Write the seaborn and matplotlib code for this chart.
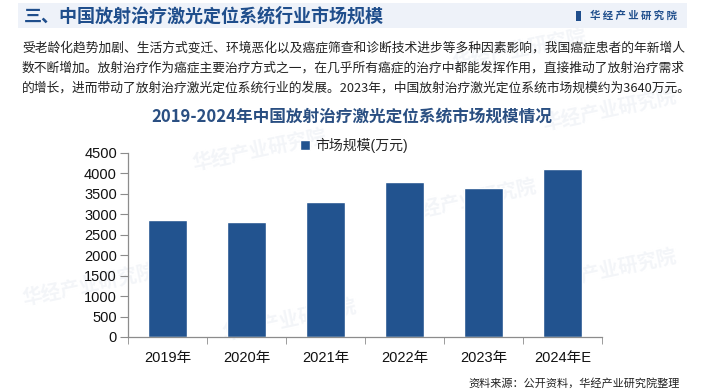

--

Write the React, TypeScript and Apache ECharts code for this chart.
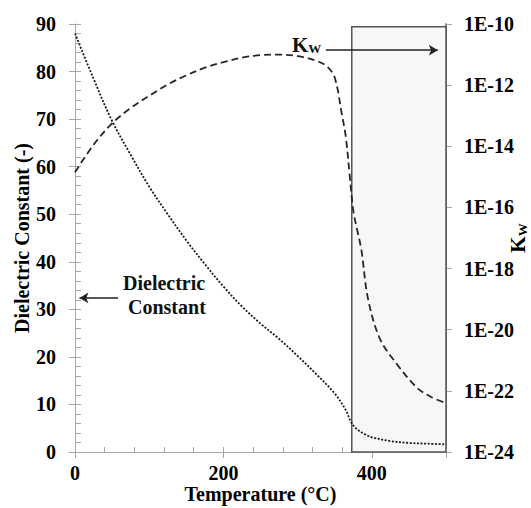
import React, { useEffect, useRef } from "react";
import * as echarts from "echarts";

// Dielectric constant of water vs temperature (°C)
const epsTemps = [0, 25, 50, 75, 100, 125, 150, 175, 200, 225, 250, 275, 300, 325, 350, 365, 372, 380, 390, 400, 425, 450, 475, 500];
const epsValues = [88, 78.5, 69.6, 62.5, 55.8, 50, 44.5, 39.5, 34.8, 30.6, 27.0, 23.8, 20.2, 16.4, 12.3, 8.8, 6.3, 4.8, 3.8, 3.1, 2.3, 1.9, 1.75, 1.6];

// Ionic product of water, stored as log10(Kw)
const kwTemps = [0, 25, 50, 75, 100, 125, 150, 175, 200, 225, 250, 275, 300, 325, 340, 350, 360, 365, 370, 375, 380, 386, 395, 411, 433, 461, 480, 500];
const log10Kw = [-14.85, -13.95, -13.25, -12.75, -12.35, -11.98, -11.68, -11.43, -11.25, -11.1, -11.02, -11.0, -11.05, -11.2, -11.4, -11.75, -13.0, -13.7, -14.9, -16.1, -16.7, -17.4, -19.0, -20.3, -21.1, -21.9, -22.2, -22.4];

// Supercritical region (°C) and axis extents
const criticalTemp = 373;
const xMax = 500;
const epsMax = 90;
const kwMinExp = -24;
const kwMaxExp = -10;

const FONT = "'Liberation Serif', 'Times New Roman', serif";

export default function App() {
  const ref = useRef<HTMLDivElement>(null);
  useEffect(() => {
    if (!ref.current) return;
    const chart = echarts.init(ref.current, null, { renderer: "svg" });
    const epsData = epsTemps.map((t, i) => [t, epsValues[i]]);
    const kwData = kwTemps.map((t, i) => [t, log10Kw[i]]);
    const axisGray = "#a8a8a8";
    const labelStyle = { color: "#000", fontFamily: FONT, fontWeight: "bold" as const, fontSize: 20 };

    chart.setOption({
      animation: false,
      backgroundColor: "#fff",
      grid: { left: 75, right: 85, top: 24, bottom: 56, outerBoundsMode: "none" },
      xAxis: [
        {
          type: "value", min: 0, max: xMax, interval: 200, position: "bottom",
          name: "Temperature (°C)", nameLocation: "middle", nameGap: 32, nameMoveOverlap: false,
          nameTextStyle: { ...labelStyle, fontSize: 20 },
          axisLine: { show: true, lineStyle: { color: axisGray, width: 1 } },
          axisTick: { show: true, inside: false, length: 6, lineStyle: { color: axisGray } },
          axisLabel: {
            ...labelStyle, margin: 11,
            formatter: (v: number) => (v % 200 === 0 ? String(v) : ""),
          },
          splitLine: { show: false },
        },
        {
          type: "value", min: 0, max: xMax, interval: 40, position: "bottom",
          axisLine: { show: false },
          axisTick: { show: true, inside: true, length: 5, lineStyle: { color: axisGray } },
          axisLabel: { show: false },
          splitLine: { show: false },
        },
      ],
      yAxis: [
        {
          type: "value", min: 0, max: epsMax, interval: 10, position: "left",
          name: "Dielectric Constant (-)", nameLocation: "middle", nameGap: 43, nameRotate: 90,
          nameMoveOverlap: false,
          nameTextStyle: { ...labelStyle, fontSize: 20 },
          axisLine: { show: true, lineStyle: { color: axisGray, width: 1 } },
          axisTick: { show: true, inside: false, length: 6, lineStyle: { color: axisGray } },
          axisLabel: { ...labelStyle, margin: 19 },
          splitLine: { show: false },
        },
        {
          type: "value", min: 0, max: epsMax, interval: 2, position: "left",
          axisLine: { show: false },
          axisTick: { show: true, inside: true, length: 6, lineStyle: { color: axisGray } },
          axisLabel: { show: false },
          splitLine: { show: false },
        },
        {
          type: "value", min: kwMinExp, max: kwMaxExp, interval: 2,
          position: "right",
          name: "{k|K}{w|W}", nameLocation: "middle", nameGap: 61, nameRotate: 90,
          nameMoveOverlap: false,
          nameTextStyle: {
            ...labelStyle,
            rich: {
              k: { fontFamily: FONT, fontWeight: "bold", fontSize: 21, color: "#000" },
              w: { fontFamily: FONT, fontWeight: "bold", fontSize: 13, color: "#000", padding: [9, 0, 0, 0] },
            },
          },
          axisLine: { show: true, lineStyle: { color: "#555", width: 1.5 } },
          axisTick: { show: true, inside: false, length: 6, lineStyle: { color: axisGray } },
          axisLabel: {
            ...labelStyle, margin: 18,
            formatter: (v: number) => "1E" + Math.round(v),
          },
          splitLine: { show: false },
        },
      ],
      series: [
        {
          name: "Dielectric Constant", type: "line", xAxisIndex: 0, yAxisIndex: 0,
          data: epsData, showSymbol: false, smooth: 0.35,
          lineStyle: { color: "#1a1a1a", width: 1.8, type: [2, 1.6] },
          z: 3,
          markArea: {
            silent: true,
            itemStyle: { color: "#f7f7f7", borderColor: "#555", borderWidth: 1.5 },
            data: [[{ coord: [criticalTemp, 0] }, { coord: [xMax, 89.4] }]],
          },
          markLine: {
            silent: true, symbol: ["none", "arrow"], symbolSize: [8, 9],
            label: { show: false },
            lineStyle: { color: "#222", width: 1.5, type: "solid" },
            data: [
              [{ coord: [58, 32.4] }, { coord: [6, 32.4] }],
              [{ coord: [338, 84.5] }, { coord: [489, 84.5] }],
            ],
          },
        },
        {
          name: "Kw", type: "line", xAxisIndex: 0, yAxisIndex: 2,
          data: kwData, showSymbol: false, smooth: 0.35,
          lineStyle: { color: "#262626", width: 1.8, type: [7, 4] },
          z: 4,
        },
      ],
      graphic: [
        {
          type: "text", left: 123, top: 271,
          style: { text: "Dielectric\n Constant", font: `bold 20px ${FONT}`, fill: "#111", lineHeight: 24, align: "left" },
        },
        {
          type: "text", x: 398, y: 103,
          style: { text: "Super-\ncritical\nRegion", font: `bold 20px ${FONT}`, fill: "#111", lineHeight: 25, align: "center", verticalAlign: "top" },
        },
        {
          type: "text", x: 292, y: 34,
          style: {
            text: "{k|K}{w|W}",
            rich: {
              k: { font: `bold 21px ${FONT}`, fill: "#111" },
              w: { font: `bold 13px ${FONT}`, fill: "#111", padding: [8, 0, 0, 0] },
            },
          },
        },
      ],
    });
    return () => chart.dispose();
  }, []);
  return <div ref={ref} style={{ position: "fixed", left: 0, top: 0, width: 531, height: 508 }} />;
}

...

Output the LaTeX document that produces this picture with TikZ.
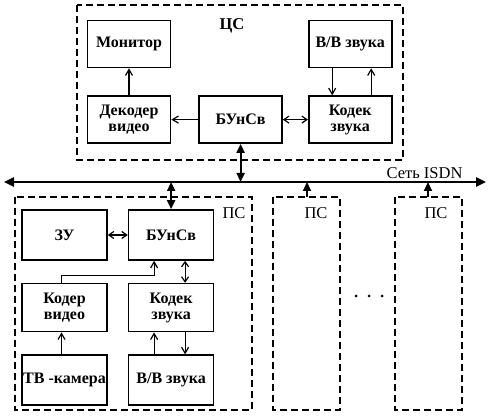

*WHAT IS EXPECTED*
The first line to copy holds "Write the React, TypeScript", and the last holds "Serif', 'Times New". Copy them and the lines between exactly, leaving out pictures.

*ANSWER FOR THE TASK*
Write the React, TypeScript and Apache ECharts code for this chart.
import React, { useEffect, useRef } from "react";
import * as echarts from "echarts";

// Dielectric constant of water vs temperature (°C)
const epsTemps = [0, 25, 50, 75, 100, 125, 150, 175, 200, 225, 250, 275, 300, 325, 350, 365, 372, 380, 390, 400, 425, 450, 475, 500];
const epsValues = [88, 78.5, 69.6, 62.5, 55.8, 50, 44.5, 39.5, 34.8, 30.6, 27.0, 23.8, 20.2, 16.4, 12.3, 8.8, 6.3, 4.8, 3.8, 3.1, 2.3, 1.9, 1.75, 1.6];

// Ionic product of water, stored as log10(Kw)
const kwTemps = [0, 25, 50, 75, 100, 125, 150, 175, 200, 225, 250, 275, 300, 325, 340, 350, 360, 365, 370, 375, 380, 386, 395, 411, 433, 461, 480, 500];
const log10Kw = [-14.85, -13.95, -13.25, -12.75, -12.35, -11.98, -11.68, -11.43, -11.25, -11.1, -11.02, -11.0, -11.05, -11.2, -11.4, -11.75, -13.0, -13.7, -14.9, -16.1, -16.7, -17.4, -19.0, -20.3, -21.1, -21.9, -22.2, -22.4];

// Supercritical region (°C) and axis extents
const criticalTemp = 373;
const xMax = 500;
const epsMax = 90;
const kwMinExp = -24;
const kwMaxExp = -10;

const FONT = "'Liberation Serif', 'Times New Roman', serif";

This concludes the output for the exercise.